Is the Loss or the Birth More Important? (Music)

The famously private rapper J. Cole opened up briefly and poignantly on his 2016 album 4 Your Eyez Only, notably in the two part "She's Mine." The first portion talks about the girl who made him fall in love for the first time, while the second talks about the birth of his son5. In each, he seems consumed by a kind of ecstasy, remarking about the woman he lost or the son he gained. To Cole, it is clear, the former is equally important to the latter, and the two are treated as a kind of dichotomy, the birth coming along with the loss.

So, a question: generally, is the loss or the birth more important?

And a provisory answer, too, from Cole: the birth is equal to the loss.

In their first studio album Is This It? (2001), The Strokes make perfect anthems for a Friday night in summer, when everything seems possible and nothing likely. There are several fun songs on the album ("Last Nite," "New York City Cops"), but the one that always sticks with me is "Someday," a track of unique hopefulness, even in the face of failure.

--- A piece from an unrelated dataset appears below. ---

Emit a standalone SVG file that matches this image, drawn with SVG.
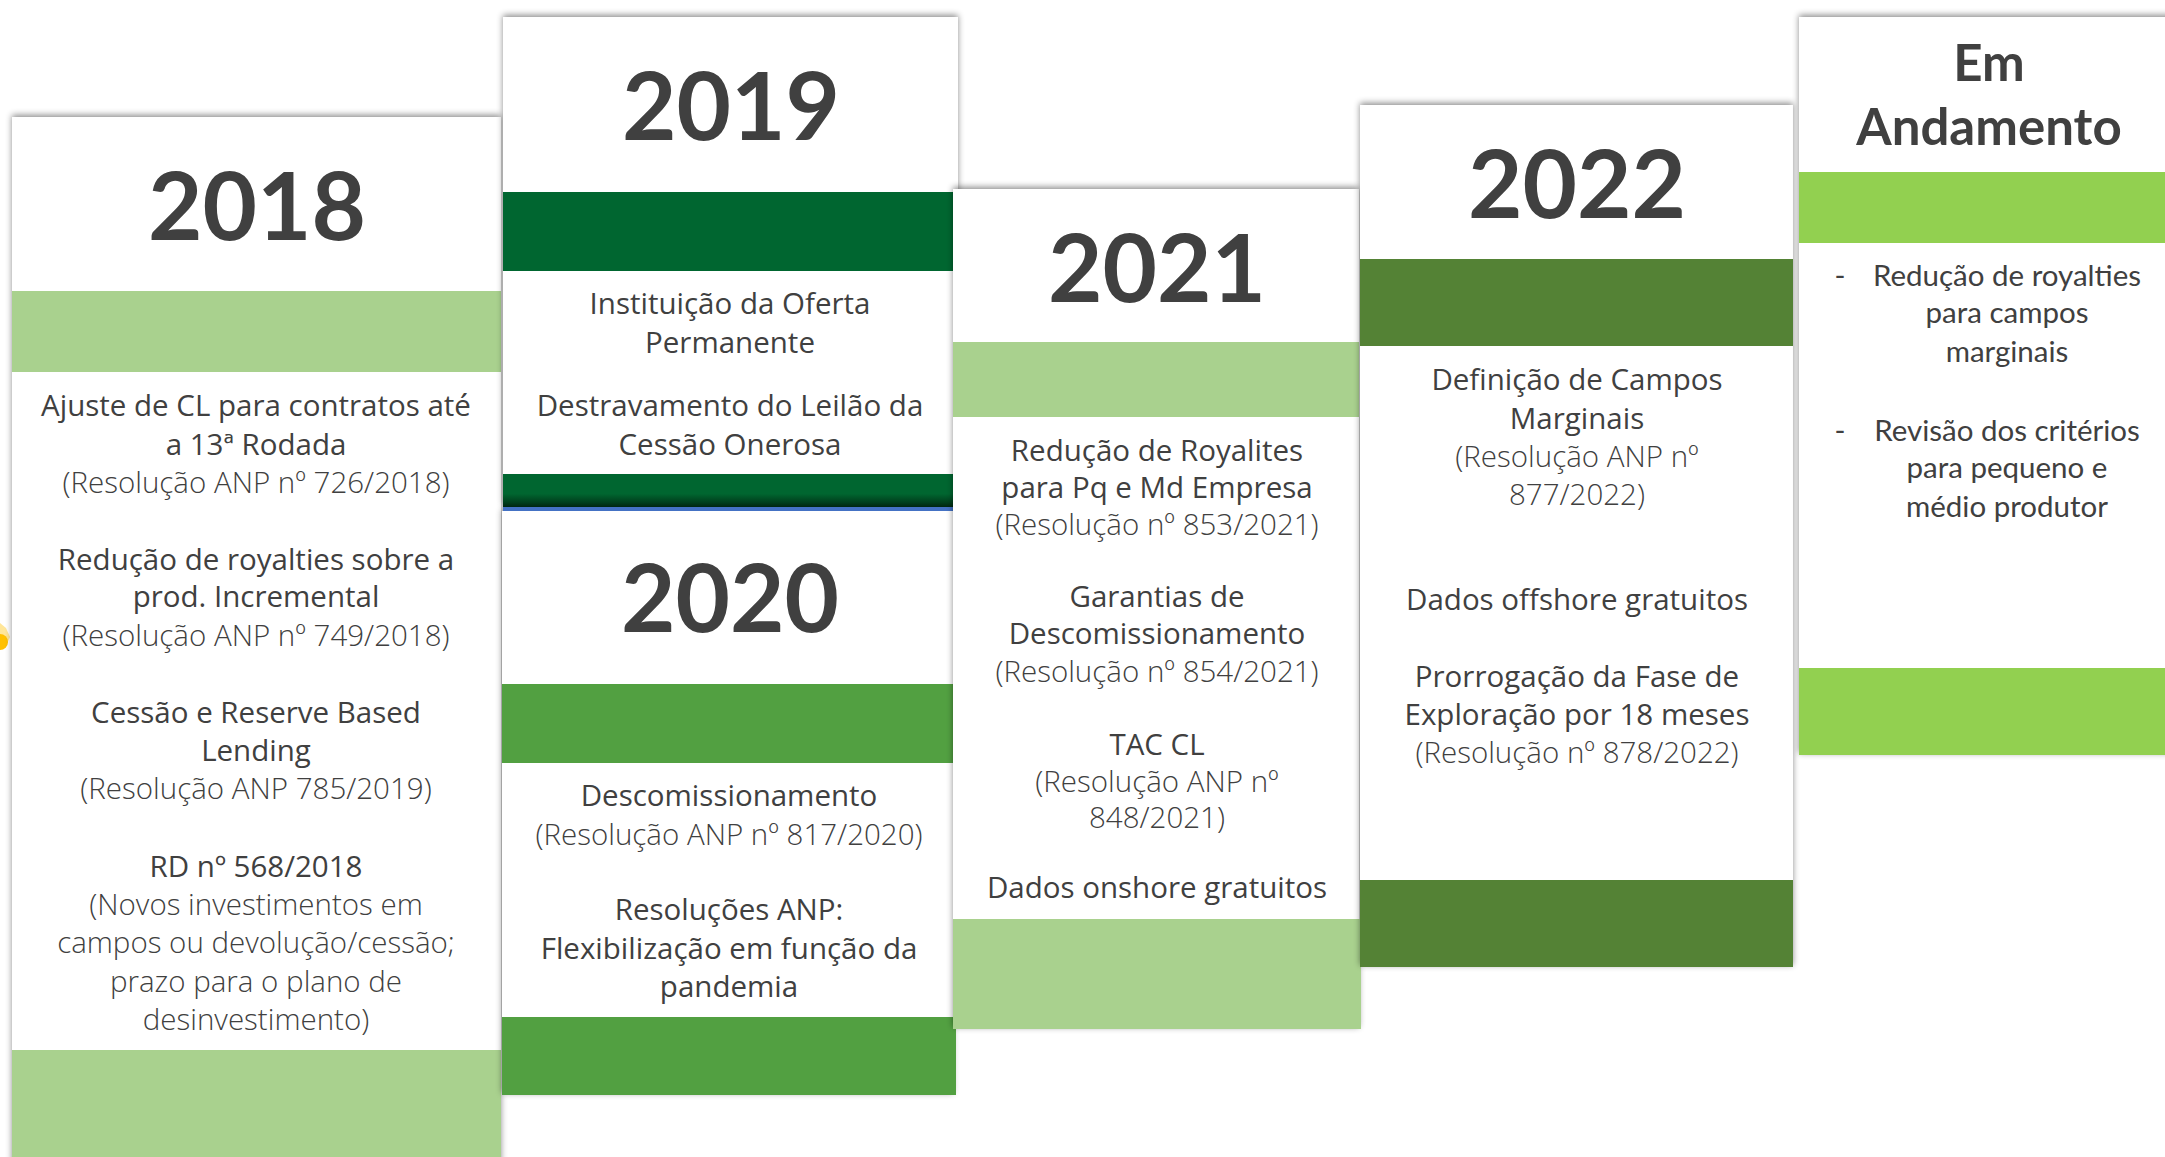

The gravelly voice of lead singer Julian Casablancas remains strong, even as he tells of his own defeats. His life is, after all, just beginning. He sings:

Oh, my ex says I'm lacking in depth/I will do my best/You say you wanna stay by my side/Darling, your head's not right/I see, alone we stand, together we fall apart/Yeah, I think I'll be alright

And so the counterargument: for the Strokes, the birth will always eclipse the loss.

a complete list of albums I listened to this month: Bon Iver's I, I; J. Cole's 4 Your Eyez Only; The Strokes' Is This It?; Kanye West's Yeezus; D'Angelo's Voodoo; Lauryn Hill's The Miseducation of Lauryn Hill; Radiohead's Ok Computer.

  1. David Foster Wallace may be the exception, the perfect observer.
  2. Bogart was supposedly so nervous about his height that, on the set of Casablanca, he wore platform boots for most of filming. The fact that this circus trick worked is what's surprising; he appears much taller than almost anyone else in the film.
  3. OJ Simpson did a similar thing in If I Did It.
  4. I was speaking with my brother about In A Lonely Place and Bogart's earlier work Casablanca. "In Casablanca, he was some guy named Humphrey Bogart," he said. "But in In A Lonely Place, he was Humphrey Bogart, you know?"
  5. The pronoun in the song's title encouraged fans to believe that Cole's child was a daughter - the rapper is so private that this confusion wasn't clarified until 2018's "Boblo Boat," in which he raps "with my son in Tanzanian sunrises/thinking about them better days."